* Begin DATA SEGMENT *

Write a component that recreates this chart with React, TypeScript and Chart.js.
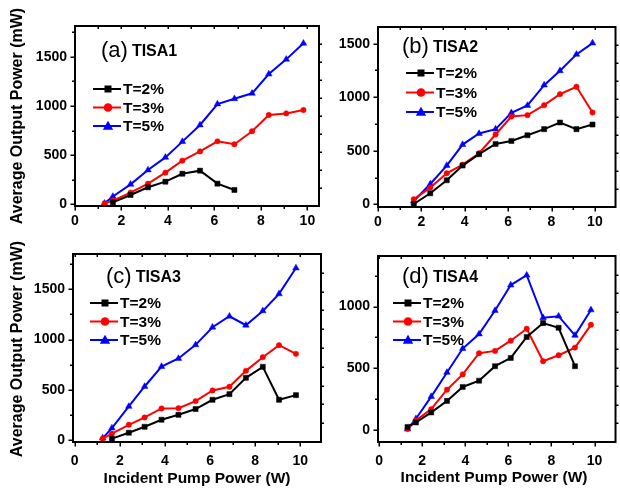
import React, { useEffect, useRef } from "react";
import { Chart, registerables } from "chart.js";

Chart.register(...registerables);

const FONT = "'Liberation Sans', Arial, Helvetica, sans-serif";

// ---------- data ----------
const seriesLabels = ["T=2%", "T=3%", "T=5%"];

// TISA1
const xTISA1_T2 = [1.63, 2.39, 3.14, 3.89, 4.62, 5.38, 6.13, 6.86];
const yTISA1_T2 = [20, 95, 173, 230, 311, 342, 210, 146];
const xTISA1_T3 = [1.27, 1.63, 2.39, 3.14, 3.89, 4.62, 5.38, 6.13, 6.86, 7.62, 8.34, 9.09, 9.83];
const yTISA1_T3 = [10, 37, 119, 210, 322, 444, 538, 640, 610, 742, 908, 924, 958];
const xTISA1_T5 = [1.27, 1.63, 2.39, 3.14, 3.89, 4.62, 5.38, 6.13, 6.86, 7.62, 8.34, 9.09, 9.83];
const yTISA1_T5 = [10, 80, 203, 349, 477, 637, 806, 1019, 1073, 1128, 1324, 1473, 1636];

// TISA2
const xTISA2 = [1.65, 2.41, 3.17, 3.9, 4.66, 5.42, 6.15, 6.89, 7.66, 8.39, 9.15, 9.89];
const yTISA2_T2 = [3, 103, 225, 362, 468, 564, 592, 645, 702, 764, 702, 745];
const yTISA2_T3 = [47, 156, 290, 371, 477, 652, 820, 833, 926, 1029, 1098, 858];
const yTISA2_T5 = [31, 190, 362, 558, 661, 702, 854, 923, 1113, 1247, 1400, 1506];

// TISA3
const xTISA3_T2 = [1.65, 2.4, 3.1, 3.85, 4.6, 5.36, 6.11, 6.86, 7.59, 8.34, 9.06, 9.81];
const yTISA3_T2 = [17, 76, 135, 205, 254, 311, 403, 459, 621, 730, 403, 449];
const xTISA3_T3 = [1.24, 1.65, 2.4, 3.1, 3.85, 4.6, 5.36, 6.11, 6.86, 7.59, 8.34, 9.06, 9.81];
const yTISA3_T3 = [17, 66, 155, 228, 317, 320, 390, 496, 532, 690, 826, 945, 859];
const xTISA3_T5 = [1.24, 1.65, 2.4, 3.1, 3.85, 4.6, 5.36, 6.11, 6.86, 7.59, 8.34, 9.06, 9.81];
const yTISA3_T5 = [23, 122, 337, 535, 733, 813, 948, 1123, 1232, 1143, 1285, 1454, 1711];

// TISA4
const xTISA4_T2 = [1.32, 1.71, 2.42, 3.15, 3.88, 4.64, 5.38, 6.11, 6.85, 7.61, 8.33, 9.09];
const yTISA4_T2 = [22, 59, 140, 234, 347, 398, 516, 583, 753, 866, 828, 516];
const xTISA4_T3 = [1.32, 1.71, 2.42, 3.15, 3.88, 4.64, 5.38, 6.11, 6.85, 7.61, 8.33, 9.09, 9.83];
const yTISA4_T3 = [5, 75, 167, 325, 449, 621, 640, 723, 820, 556, 605, 667, 852];
const xTISA4_T5 = [1.32, 1.71, 2.42, 3.15, 3.88, 4.64, 5.38, 6.11, 6.85, 7.61, 8.33, 9.09, 9.83];
const yTISA4_T5 = [5, 89, 269, 465, 659, 777, 968, 1175, 1255, 909, 922, 766, 973];

const xTicks = [0, 2, 4, 6, 8, 10];
const yTicksTall = [0, 500, 1000, 1500];
const yTicksShort = [0, 500, 1000];
const yAxisTitle = "Average Output Power (mW)";
const xAxisTitle = "Incident Pump Power (W)";

// ---------- styles / layout ----------
const colors = ["#000000", "#ff0000", "#0000ff"];
const markers = ["rect", "circle", "triangle"];
const markerRadius = [3.6, 2.7, 3.8];

type PanelCfg = {
  letter: string;
  name: string;
  xs: number[][];
  ys: number[][];
  yTicks: number[];
  area: { l: number; t: number; r: number; b: number };
  xRange: [number, number];
  yRange: [number, number];
  xPad: number;
  title: [number, number];
  legend: [number, number, number];
  yTitle?: [number, number];
  xTitle?: [number, number];
};

const panels: PanelCfg[] = [
  {
    letter: "(a)",
    name: "TISA1",
    xs: [xTISA1_T2, xTISA1_T3, xTISA1_T5],
    ys: [yTISA1_T2, yTISA1_T3, yTISA1_T5],
    yTicks: yTicksTall,
    area: { l: 75, t: 26, r: 319, b: 206 },
    xRange: [0, 10.5],
    yRange: [-17, 1812],
    xPad: 7,
    title: [26, 25],
    legend: [18, 63, 18.5],
    yTitle: [18, 116],
  },
  {
    letter: "(b)",
    name: "TISA2",
    xs: [xTISA2, xTISA2, xTISA2],
    ys: [yTISA2_T2, yTISA2_T3, yTISA2_T5],
    yTicks: yTicksTall,
    area: { l: 378, t: 27, r: 619, b: 207 },
    xRange: [0, 10.95],
    yRange: [-25, 1656],
    xPad: 7,
    title: [24, 20],
    legend: [28, 46, 19.5],
  },
  {
    letter: "(c)",
    name: "TISA3",
    xs: [xTISA3_T2, xTISA3_T3, xTISA3_T5],
    ys: [yTISA3_T2, yTISA3_T3, yTISA3_T5],
    yTicks: yTicksTall,
    area: { l: 73, t: 254, r: 321, b: 442 },
    xRange: [-0.075, 10.92],
    yRange: [-16, 1850],
    xPad: 11,
    title: [33, 23],
    legend: [17, 49, 18.5],
    yTitle: [18, 349],
    xTitle: [197, 479],
  },
  {
    letter: "(d)",
    name: "TISA4",
    xs: [xTISA4_T2, xTISA4_T3, xTISA4_T5],
    ys: [yTISA4_T2, yTISA4_T3, yTISA4_T5],
    yTicks: yTicksShort,
    area: { l: 378, t: 256, r: 619, b: 442 },
    xRange: [-0.05, 10.97],
    yRange: [-100, 1411],
    xPad: 11,
    title: [24, 21],
    legend: [15, 47, 18.5],
    xTitle: [494, 478],
  },
];

const W = 620;
const H = 492;
const Y_AXIS_W = 60;
const X_AXIS_H = 30;

function drawMarker(ctx: CanvasRenderingContext2D, kind: string, x: number, y: number, color: string) {
  ctx.fillStyle = color;
  ctx.beginPath();
  if (kind === "rect") {
    ctx.rect(x - 3.5, y - 3.5, 7, 7);
  } else if (kind === "circle") {
    ctx.arc(x, y, 4.3, 0, Math.PI * 2);
  } else {
    ctx.moveTo(x, y - 5.2);
    ctx.lineTo(x + 5.2, y + 3.8);
    ctx.lineTo(x - 5.2, y + 3.8);
    ctx.closePath();
  }
  ctx.fill();
}

const framePlugin = {
  id: "framePlugin",
  afterDraw(chart: any, _args: any, opts: any) {
    const cfg: PanelCfg = opts.cfg;
    const ctx: CanvasRenderingContext2D = chart.ctx;
    const { left, top, right, bottom } = chart.chartArea;
    const xs = chart.scales.x;
    const ys = chart.scales.y;
    ctx.save();
    ctx.strokeStyle = "#000";
    ctx.lineWidth = 2;
    ctx.strokeRect(left, top, right - left, bottom - top);

    ctx.lineWidth = 1.5;
    ctx.beginPath();
    // bottom (outward) and top (inward) ticks
    for (let v = Math.ceil(xs.min); v <= xs.max; v++) {
      const px = Math.round(xs.getPixelForValue(v)) + 0.25;
      const len = v % 2 === 0 ? 4.5 : 3;
      ctx.moveTo(px, bottom);
      ctx.lineTo(px, bottom + len);
      ctx.moveTo(px, top);
      ctx.lineTo(px, top + 3);
    }
    // left (outward)
    for (let v = Math.ceil(ys.min / 250) * 250; v <= ys.max; v += 250) {
      const py = Math.round(ys.getPixelForValue(v)) + 0.25;
      const len = v % 500 === 0 ? 4.5 : 3;
      ctx.moveTo(left, py);
      ctx.lineTo(left - len, py);
    }
    // right (outward), 10 divisions
    for (let k = 1; k < 10; k++) {
      const py = Math.round(top + ((bottom - top) * k) / 10) + 0.25;
      ctx.moveTo(right, py);
      ctx.lineTo(right + 3, py);
    }
    ctx.stroke();

    // title
    ctx.fillStyle = "#000";
    ctx.textBaseline = "middle";
    ctx.textAlign = "left";
    const tx = left + cfg.title[0];
    const ty = top + cfg.title[1];
    ctx.font = `22px ${FONT}`;
    ctx.fillText(cfg.letter, tx, ty);
    const lw = ctx.measureText(cfg.letter).width;
    ctx.font = `bold 16px ${FONT}`;
    ctx.fillText(cfg.name, tx + lw + 4, ty + 1);

    // legend
    const [lx0, ly0, gap] = cfg.legend;
    seriesLabels.forEach((lab, i) => {
      const lx = left + lx0;
      const ly = top + ly0 + i * gap;
      ctx.strokeStyle = colors[i];
      ctx.lineWidth = 2;
      ctx.beginPath();
      ctx.moveTo(lx, ly);
      ctx.lineTo(lx + 28, ly);
      ctx.stroke();
      drawMarker(ctx, markers[i], lx + 15, ly, colors[i]);
      ctx.fillStyle = "#000";
      ctx.font = `bold 15.5px ${FONT}`;
      ctx.fillText(lab, lx + 30, ly + 1);
    });

    // axis titles
    ctx.fillStyle = "#000";
    ctx.textAlign = "center";
    if (cfg.yTitle) {
      ctx.save();
      ctx.translate(cfg.yTitle[0], cfg.yTitle[1]);
      ctx.rotate(-Math.PI / 2);
      ctx.font = `bold 16px ${FONT}`;
      ctx.fillText(yAxisTitle, 0, 0);
      ctx.restore();
    }
    if (cfg.xTitle) {
      ctx.font = `bold 15.5px ${FONT}`;
      ctx.fillText(xAxisTitle, cfg.xTitle[0], cfg.xTitle[1]);
    }
    ctx.restore();
  },
};

const plainLabel = (v: any) => String(v);

function Panel({ cfg }: { cfg: PanelCfg }) {
  const ref = useRef<HTMLCanvasElement | null>(null);
  useEffect(() => {
    if (!ref.current) return;
    const tickFont = { family: FONT, size: 14, weight: "bold" as const };
    const chart = new Chart(ref.current, {
      type: "line",
      data: {
        datasets: seriesLabels.map((lab, i) => ({
          label: lab,
          data: cfg.xs[i].map((x, j) => ({ x, y: cfg.ys[i][j] })),
          borderColor: colors[i],
          backgroundColor: colors[i],
          pointBackgroundColor: colors[i],
          pointBorderColor: colors[i],
          borderWidth: 2,
          pointStyle: markers[i] as any,
          pointRadius: markerRadius[i],
          pointBorderWidth: 0.5,
          tension: 0,
          fill: false,
        })),
      },
      options: {
        responsive: false,
        animation: false,
        devicePixelRatio: 1,
        events: [],
        layout: {
          padding: {
            left: cfg.area.l - Y_AXIS_W,
            top: cfg.area.t,
            right: W - cfg.area.r,
            bottom: H - cfg.area.b - X_AXIS_H,
          },
        },
        plugins: {
          legend: { display: false },
          tooltip: { enabled: false },
          framePlugin: { cfg },
        } as any,
        scales: {
          x: {
            type: "linear",
            min: cfg.xRange[0],
            max: cfg.xRange[1],
            afterFit: (s: any) => {
              s.height = X_AXIS_H;
            },
            afterBuildTicks: (s: any) => {
              s.ticks = xTicks.map((v) => ({ value: v }));
            },
            grid: { display: false, drawTicks: false },
            border: { display: false },
            ticks: {
              autoSkip: false,
              maxRotation: 0,
              font: tickFont,
              color: "#000",
              padding: cfg.xPad,
              callback: plainLabel,
            },
          },
          y: {
            type: "linear",
            min: cfg.yRange[0],
            max: cfg.yRange[1],
            afterFit: (s: any) => {
              s.width = Y_AXIS_W;
            },
            afterBuildTicks: (s: any) => {
              s.ticks = cfg.yTicks.map((v) => ({ value: v }));
            },
            grid: { display: false, drawTicks: false },
            border: { display: false },
            ticks: {
              autoSkip: false,
              font: tickFont,
              color: "#000",
              padding: 8,
              callback: plainLabel,
            },
          },
        },
      },
      plugins: [framePlugin],
    });
    return () => chart.destroy();
  }, [cfg]);
  return (
    <canvas
      ref={ref}
      width={W}
      height={H}
      style={{ position: "absolute", left: 0, top: 0, width: W, height: H }}
    />
  );
}

export default function App() {
  return (
    <div style={{ position: "absolute", left: 0, top: 0, width: W, height: H, background: "#fff" }}>
      {panels.map((p) => (
        <Panel key={p.name} cfg={p} />
      ))}
    </div>
  );
}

* End DATA SEGMENT *

• _WHAT TO PRODUCE_
Restate each line from the start of the listing through the line bearing "1324, 1473, 1636];" word for word. Drop the pictures.

• _THE ANSWER_
Write a component that recreates this chart with React, TypeScript and Chart.js.
import React, { useEffect, useRef } from "react";
import { Chart, registerables } from "chart.js";

Chart.register(...registerables);

const FONT = "'Liberation Sans', Arial, Helvetica, sans-serif";

// ---------- data ----------
const seriesLabels = ["T=2%", "T=3%", "T=5%"];

// TISA1
const xTISA1_T2 = [1.63, 2.39, 3.14, 3.89, 4.62, 5.38, 6.13, 6.86];
const yTISA1_T2 = [20, 95, 173, 230, 311, 342, 210, 146];
const xTISA1_T3 = [1.27, 1.63, 2.39, 3.14, 3.89, 4.62, 5.38, 6.13, 6.86, 7.62, 8.34, 9.09, 9.83];
const yTISA1_T3 = [10, 37, 119, 210, 322, 444, 538, 640, 610, 742, 908, 924, 958];
const xTISA1_T5 = [1.27, 1.63, 2.39, 3.14, 3.89, 4.62, 5.38, 6.13, 6.86, 7.62, 8.34, 9.09, 9.83];
const yTISA1_T5 = [10, 80, 203, 349, 477, 637, 806, 1019, 1073, 1128, 1324, 1473, 1636];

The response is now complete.